• _Direction_:
In the records below, find each line with the word "this" and copy it.

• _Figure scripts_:
──────────────────────────────

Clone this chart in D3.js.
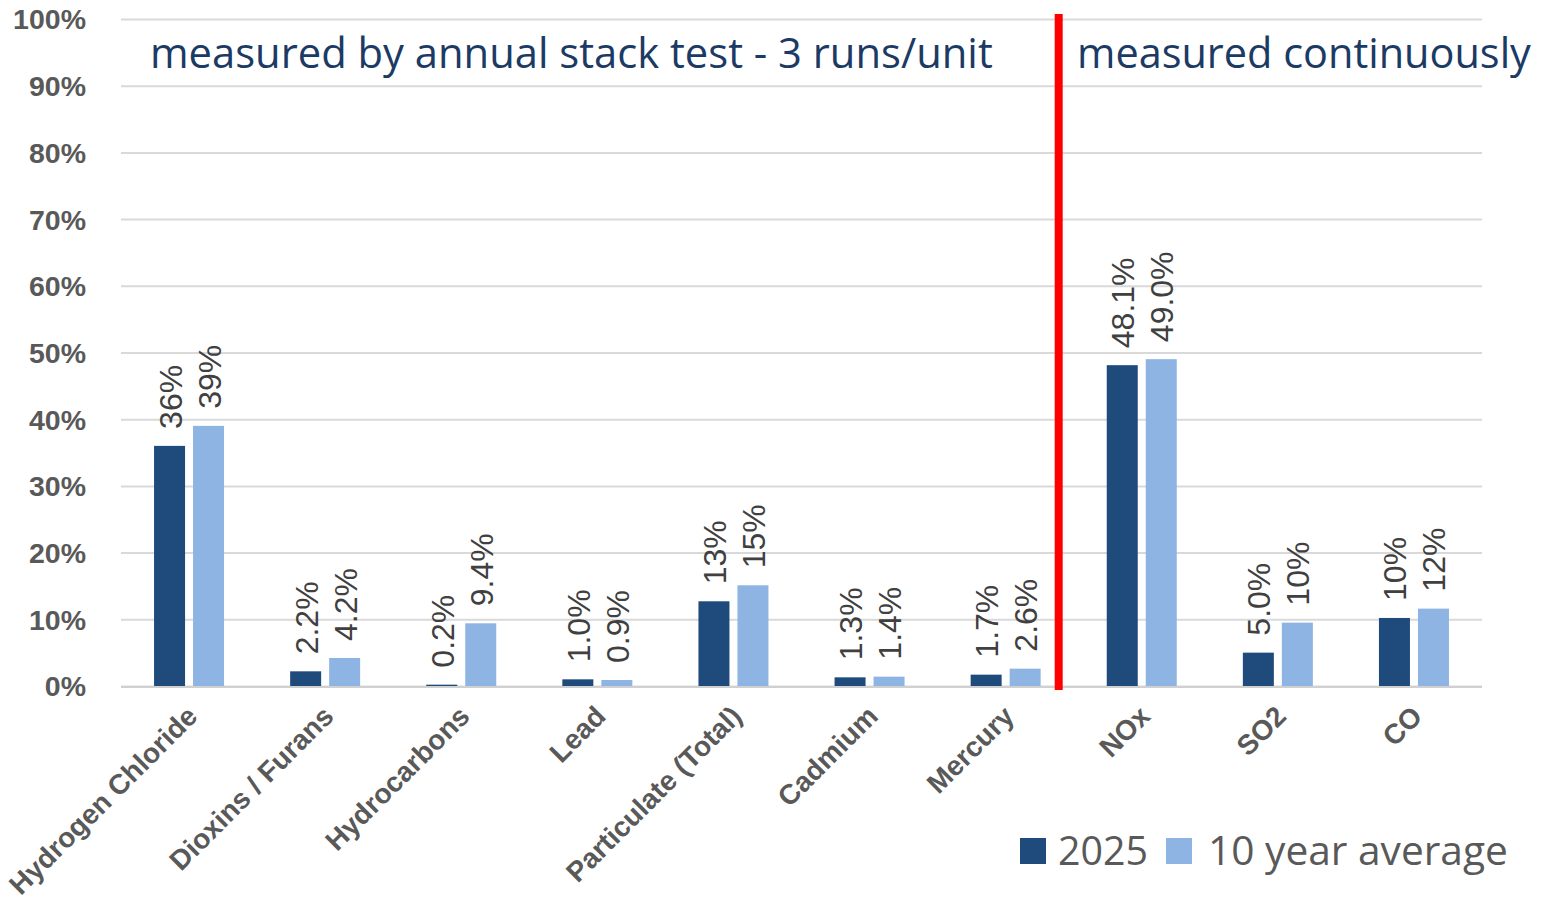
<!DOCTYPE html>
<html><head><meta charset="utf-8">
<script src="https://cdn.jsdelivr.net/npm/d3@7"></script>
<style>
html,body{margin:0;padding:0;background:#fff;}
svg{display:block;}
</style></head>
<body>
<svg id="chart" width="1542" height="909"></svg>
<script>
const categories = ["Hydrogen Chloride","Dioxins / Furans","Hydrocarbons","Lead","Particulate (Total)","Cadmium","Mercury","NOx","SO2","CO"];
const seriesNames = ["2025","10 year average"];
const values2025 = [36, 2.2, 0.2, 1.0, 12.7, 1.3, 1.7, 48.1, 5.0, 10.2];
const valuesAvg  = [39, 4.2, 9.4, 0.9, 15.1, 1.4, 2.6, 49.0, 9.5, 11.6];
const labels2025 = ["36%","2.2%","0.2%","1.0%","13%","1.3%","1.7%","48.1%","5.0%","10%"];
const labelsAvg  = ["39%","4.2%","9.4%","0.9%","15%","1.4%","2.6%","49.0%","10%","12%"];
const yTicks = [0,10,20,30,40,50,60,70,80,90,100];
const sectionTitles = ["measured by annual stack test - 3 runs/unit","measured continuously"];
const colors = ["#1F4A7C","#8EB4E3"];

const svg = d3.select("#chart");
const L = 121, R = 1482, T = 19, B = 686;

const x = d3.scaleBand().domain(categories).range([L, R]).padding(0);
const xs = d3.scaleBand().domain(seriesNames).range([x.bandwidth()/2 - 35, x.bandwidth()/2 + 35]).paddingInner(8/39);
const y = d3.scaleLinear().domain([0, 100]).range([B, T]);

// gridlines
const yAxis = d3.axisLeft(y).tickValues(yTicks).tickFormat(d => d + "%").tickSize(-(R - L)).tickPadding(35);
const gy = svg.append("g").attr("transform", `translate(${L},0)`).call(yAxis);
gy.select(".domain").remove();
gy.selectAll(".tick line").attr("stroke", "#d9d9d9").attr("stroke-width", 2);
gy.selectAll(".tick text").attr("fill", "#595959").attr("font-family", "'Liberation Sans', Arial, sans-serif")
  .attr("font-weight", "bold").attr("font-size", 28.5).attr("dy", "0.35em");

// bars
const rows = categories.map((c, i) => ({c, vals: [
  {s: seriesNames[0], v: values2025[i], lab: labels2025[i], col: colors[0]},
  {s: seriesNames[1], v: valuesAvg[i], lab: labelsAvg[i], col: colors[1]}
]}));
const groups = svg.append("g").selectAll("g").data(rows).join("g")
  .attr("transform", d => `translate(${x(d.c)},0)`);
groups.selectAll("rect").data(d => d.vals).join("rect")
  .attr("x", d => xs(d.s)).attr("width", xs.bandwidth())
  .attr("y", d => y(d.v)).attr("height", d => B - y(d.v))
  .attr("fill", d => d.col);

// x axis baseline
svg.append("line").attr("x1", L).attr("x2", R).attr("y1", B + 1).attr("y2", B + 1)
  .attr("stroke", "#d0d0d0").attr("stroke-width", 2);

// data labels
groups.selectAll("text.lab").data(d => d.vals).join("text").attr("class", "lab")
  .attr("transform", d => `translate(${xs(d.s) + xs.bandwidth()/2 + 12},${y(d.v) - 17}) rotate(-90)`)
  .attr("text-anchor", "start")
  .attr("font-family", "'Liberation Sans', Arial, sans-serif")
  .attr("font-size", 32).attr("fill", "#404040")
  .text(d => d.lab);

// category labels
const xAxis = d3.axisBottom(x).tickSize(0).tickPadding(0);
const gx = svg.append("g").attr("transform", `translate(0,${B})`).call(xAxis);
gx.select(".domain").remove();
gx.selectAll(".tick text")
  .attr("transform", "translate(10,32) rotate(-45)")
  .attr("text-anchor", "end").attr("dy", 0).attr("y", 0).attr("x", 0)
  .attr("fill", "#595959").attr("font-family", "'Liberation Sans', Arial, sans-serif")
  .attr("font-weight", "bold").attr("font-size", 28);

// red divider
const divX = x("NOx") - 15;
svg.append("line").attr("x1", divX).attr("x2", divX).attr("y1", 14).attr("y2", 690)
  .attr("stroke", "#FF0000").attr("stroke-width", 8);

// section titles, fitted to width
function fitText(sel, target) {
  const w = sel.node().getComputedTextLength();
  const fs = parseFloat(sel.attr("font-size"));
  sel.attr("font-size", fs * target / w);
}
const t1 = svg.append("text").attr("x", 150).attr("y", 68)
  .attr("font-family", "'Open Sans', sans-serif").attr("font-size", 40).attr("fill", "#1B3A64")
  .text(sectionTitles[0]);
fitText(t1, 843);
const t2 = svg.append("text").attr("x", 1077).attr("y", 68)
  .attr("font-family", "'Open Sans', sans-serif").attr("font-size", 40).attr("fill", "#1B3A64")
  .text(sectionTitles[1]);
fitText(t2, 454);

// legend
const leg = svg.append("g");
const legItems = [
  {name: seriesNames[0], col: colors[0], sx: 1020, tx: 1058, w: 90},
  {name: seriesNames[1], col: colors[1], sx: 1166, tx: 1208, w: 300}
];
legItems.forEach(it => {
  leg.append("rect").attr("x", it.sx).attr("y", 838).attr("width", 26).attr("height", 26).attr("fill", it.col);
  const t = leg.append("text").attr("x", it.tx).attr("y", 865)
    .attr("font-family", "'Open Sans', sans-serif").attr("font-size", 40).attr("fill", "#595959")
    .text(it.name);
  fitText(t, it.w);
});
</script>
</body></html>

──────────────────────────────

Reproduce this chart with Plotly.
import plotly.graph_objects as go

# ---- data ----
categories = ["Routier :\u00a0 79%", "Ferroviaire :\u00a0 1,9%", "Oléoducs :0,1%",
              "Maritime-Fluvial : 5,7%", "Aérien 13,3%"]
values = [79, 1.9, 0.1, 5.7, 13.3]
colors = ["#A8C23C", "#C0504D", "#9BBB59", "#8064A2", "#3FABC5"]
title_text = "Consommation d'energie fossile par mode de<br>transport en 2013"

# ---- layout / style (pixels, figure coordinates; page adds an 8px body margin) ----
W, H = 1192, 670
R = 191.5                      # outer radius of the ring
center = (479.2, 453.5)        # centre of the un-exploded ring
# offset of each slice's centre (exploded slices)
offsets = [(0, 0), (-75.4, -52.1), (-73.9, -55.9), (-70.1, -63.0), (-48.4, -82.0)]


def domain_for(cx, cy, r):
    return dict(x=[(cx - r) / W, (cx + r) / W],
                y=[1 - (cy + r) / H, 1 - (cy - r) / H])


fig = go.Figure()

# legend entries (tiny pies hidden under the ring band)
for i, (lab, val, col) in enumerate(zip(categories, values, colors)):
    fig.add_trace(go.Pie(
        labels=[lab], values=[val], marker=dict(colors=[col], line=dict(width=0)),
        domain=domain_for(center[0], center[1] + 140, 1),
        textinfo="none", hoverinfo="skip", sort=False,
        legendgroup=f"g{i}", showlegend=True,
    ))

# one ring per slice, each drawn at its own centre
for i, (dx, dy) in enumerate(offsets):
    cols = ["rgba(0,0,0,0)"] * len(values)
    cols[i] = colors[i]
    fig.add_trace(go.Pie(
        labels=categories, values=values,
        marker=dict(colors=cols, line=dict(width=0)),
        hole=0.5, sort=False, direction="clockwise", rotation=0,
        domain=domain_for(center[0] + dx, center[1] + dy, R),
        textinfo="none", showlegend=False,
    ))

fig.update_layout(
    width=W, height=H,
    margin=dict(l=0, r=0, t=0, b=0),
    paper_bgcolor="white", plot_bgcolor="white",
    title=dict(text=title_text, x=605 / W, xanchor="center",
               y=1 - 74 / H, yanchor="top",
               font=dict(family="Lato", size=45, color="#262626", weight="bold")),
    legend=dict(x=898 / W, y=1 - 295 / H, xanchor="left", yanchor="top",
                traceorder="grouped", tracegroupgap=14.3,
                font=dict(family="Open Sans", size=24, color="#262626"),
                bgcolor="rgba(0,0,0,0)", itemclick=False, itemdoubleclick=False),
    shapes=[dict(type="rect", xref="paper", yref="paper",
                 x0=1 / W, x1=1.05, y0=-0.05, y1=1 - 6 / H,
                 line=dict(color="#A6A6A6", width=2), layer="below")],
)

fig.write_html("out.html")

──────────────────────────────

• _Completed exercise_:
Clone this chart in D3.js.
Reproduce this chart with Plotly.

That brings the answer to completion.